AI doesn't replace the freelancer. It reveals what they're actually worth.
April 2026 · 4 min
The question has been everywhere in recent years: is AI going to kill freelancing? Are developers, writers, designers going to be replaced by models that do their work in seconds for a few cents?
My answer after living with these tools every day: no. But the question itself reveals something important.
AI easily replaces standardised production work. Generic code. Text with no angle. Designs with no intention. If what you're selling is production volume, then yes - you're competing with tools that produce volume faster and cheaper.
But that's not what good clients actually buy.
What a client pays a premium to an experienced freelancer for isn't production time. It's judgement. The ability to understand their real problem before it's been clearly articulated. The accumulated experience that knows which solution to avoid before even testing it. The responsibility of delivering something that works, not just something that looks good.
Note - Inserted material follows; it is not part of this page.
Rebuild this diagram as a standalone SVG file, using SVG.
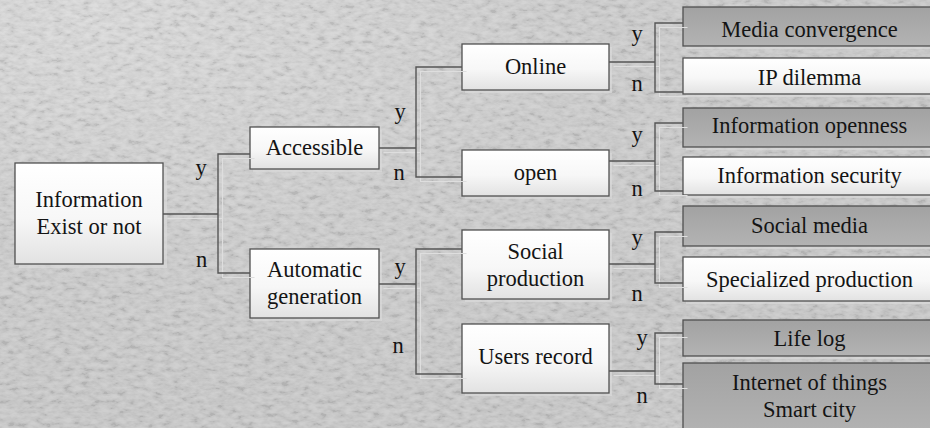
<svg xmlns="http://www.w3.org/2000/svg" width="930" height="428" viewBox="0 0 930 428">
  <defs>
    <!-- fine stone-like grain for the backdrop -->
    <filter id="grain" x="0" y="0" width="930" height="428" filterUnits="userSpaceOnUse">
      <feTurbulence type="fractalNoise" baseFrequency="0.11 0.22" numOctaves="3" seed="7" result="n"/>
      <feColorMatrix in="n" type="matrix" values="2 0 0 0 -0.5  2 0 0 0 -0.5  2 0 0 0 -0.5  0 0 0 0 1"/>
    </filter>
    <radialGradient id="bgTone" cx="0.1" cy="0.05" r="0.9">
      <stop offset="0" stop-color="#dadada"/>
      <stop offset="0.6" stop-color="#cdcdcd"/>
      <stop offset="1" stop-color="#c9c9c9"/>
    </radialGradient>
    <linearGradient id="whiteFill" x1="0" y1="0" x2="0" y2="1">
      <stop offset="0" stop-color="#ffffff"/>
      <stop offset="0.55" stop-color="#f7f7f7"/>
      <stop offset="1" stop-color="#e2e2e2"/>
    </linearGradient>
    <linearGradient id="grayFill" x1="0" y1="0" x2="0" y2="1">
      <stop offset="0" stop-color="#a2a2a2"/>
      <stop offset="1" stop-color="#b3b3b3"/>
    </linearGradient>
    <style>
      .box { stroke: #505050; stroke-width: 1.3; }
      .white { fill: url(#whiteFill); }
      .gray { fill: url(#grayFill); }
      .shadow { fill: #dadada; opacity: 0.7; }
      .t { font-family: "Liberation Serif", "Times New Roman", "DejaVu Serif", serif; font-size: 22.5px; fill: #141414; text-anchor: middle; }
      .wire { fill: none; stroke: #555555; stroke-width: 1.4; }
      .wire-shadow { fill: none; stroke: #dedede; stroke-width: 1.1; }
    </style>
  </defs>

  <!-- backdrop -->
  <rect x="0" y="0" width="930" height="428" fill="url(#bgTone)"/>
  <rect x="0" y="0" width="930" height="428" filter="url(#grain)" opacity="0.11"/>

  <!-- root -->
  <g id="node-information">
    <rect class="shadow" x="19" y="167" width="148" height="101"/>
    <rect class="box white" x="15" y="163" width="148" height="101"/>
    <text class="t" x="89" y="206.5">Information</text>
    <text class="t" x="89" y="234">Exist or not</text>
  </g>

  <!-- second level -->
  <g id="node-accessible">
    <rect class="shadow" x="253" y="130" width="129" height="42"/>
    <rect class="box white" x="250" y="127" width="129" height="42"/>
    <text class="t" x="314.5" y="155">Accessible</text>
  </g>
  <g id="node-automatic">
    <rect class="shadow" x="253" y="252" width="129" height="69"/>
    <rect class="box white" x="250" y="249" width="129" height="69"/>
    <text class="t" x="314.5" y="276.5">Automatic</text>
    <text class="t" x="314.5" y="303.5">generation</text>
  </g>

  <!-- third level -->
  <g id="node-online">
    <rect class="shadow" x="465" y="47" width="147" height="46"/>
    <rect class="box white" x="462" y="44" width="147" height="46"/>
    <text class="t" x="535.5" y="73.5">Online</text>
  </g>
  <g id="node-open">
    <rect class="shadow" x="465" y="153" width="147" height="46"/>
    <rect class="box white" x="462" y="150" width="147" height="46"/>
    <text class="t" x="535.5" y="179.5">open</text>
  </g>
  <g id="node-social-production">
    <rect class="shadow" x="465" y="233" width="147" height="69"/>
    <rect class="box white" x="462" y="230" width="147" height="69"/>
    <text class="t" x="535.5" y="258.5">Social</text>
    <text class="t" x="535.5" y="285.5">production</text>
  </g>
  <g id="node-users-record">
    <rect class="shadow" x="465" y="327" width="147" height="69"/>
    <rect class="box white" x="462" y="324" width="147" height="69"/>
    <text class="t" x="535.5" y="364">Users record</text>
  </g>

  <!-- outcomes -->
  <g id="node-media-convergence">
    <rect class="shadow" x="686" y="10" width="253" height="39"/>
    <rect class="box gray" x="683" y="7" width="253" height="39"/>
    <text class="t" x="809.5" y="37">Media convergence</text>
  </g>
  <g id="node-ip-dilemma">
    <rect class="shadow" x="686" y="61" width="253" height="36"/>
    <rect class="box white" x="683" y="58" width="253" height="36"/>
    <text class="t" x="809.5" y="85">IP dilemma</text>
  </g>
  <g id="node-information-openness">
    <rect class="shadow" x="686" y="111" width="253" height="39"/>
    <rect class="box gray" x="683" y="108" width="253" height="39"/>
    <text class="t" x="809.5" y="133">Information openness</text>
  </g>
  <g id="node-information-security">
    <rect class="shadow" x="686" y="160" width="253" height="38"/>
    <rect class="box white" x="683" y="157" width="253" height="38"/>
    <text class="t" x="809.5" y="183">Information security</text>
  </g>
  <g id="node-social-media">
    <rect class="shadow" x="686" y="209" width="253" height="40"/>
    <rect class="box gray" x="683" y="206" width="253" height="40"/>
    <text class="t" x="809.5" y="233">Social media</text>
  </g>
  <g id="node-specialized-production">
    <rect class="shadow" x="686" y="260" width="253" height="44"/>
    <rect class="box white" x="683" y="257" width="253" height="44"/>
    <text class="t" x="809.5" y="287">Specialized production</text>
  </g>
  <g id="node-life-log">
    <rect class="shadow" x="686" y="323" width="253" height="36"/>
    <rect class="box gray" x="683" y="320" width="253" height="36"/>
    <text class="t" x="809.5" y="346">Life log</text>
  </g>
  <g id="node-iot-smart-city">
    <rect class="shadow" x="686" y="366" width="253" height="70"/>
    <rect class="box gray" x="683" y="363" width="253" height="70"/>
    <text class="t" x="809.5" y="390">Internet of things</text>
    <text class="t" x="809.5" y="417">Smart city</text>
  </g>

  <!-- elbow connectors with their soft offset shadows and y/n labels -->
  <g id="connectors">
    <g transform="translate(4.5,4.5)" class="wire-shadow">
      <path d="M163,214 H218 M250,154 H218 V273 H250"/>
      <path d="M379,148 H416 M462,67 H416 V177 H462"/>
      <path d="M379,284 H416 M462,249 H416 V374 H462"/>
      <path d="M609,62 H655 M683,23 H655 V92 H683"/>
      <path d="M609,161 H655 M683,123 H655 V191 H683"/>
      <path d="M609,264 H655 M683,232 H655 V283 H683"/>
      <path d="M609,371 H655 M683,333 H655 V384 H683"/>
    </g>
    <g class="wire">
      <path d="M163,214 H218 M250,154 H218 V273 H250"/>
      <path d="M379,148 H416 M462,67 H416 V177 H462"/>
      <path d="M379,284 H416 M462,249 H416 V374 H462"/>
      <path d="M609,62 H655 M683,23 H655 V92 H683"/>
      <path d="M609,161 H655 M683,123 H655 V191 H683"/>
      <path d="M609,264 H655 M683,232 H655 V283 H683"/>
      <path d="M609,371 H655 M683,333 H655 V384 H683"/>
    </g>
    <g class="labels">
      <text class="t" x="201" y="175">y</text>
      <text class="t" x="201.5" y="267">n</text>
      <text class="t" x="400" y="118.5">y</text>
      <text class="t" x="399" y="180">n</text>
      <text class="t" x="400" y="273.5">y</text>
      <text class="t" x="398" y="353">n</text>
      <text class="t" x="637" y="41">y</text>
      <text class="t" x="637" y="91">n</text>
      <text class="t" x="637" y="142">y</text>
      <text class="t" x="637" y="196">n</text>
      <text class="t" x="637" y="244.5">y</text>
      <text class="t" x="637" y="301">n</text>
      <text class="t" x="642" y="345">y</text>
      <text class="t" x="642" y="403">n</text>
    </g>
  </g>
</svg>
Those things, AI doesn't do. It produces. It doesn't judge.
What AI has done for me: it's absorbed the repetitive, low-value tasks. I produce faster on the mechanical parts of my work. That recovered time goes toward what I actually do well - thinking, framing, deciding. That's not a threat. It's a redistribution.
The freelancer who survives in 2026 isn't the one who ignores AI, nor the one who drowns in it. It's the one who uses it to do more of what actually matters - and who can articulate what AI can't do in their place.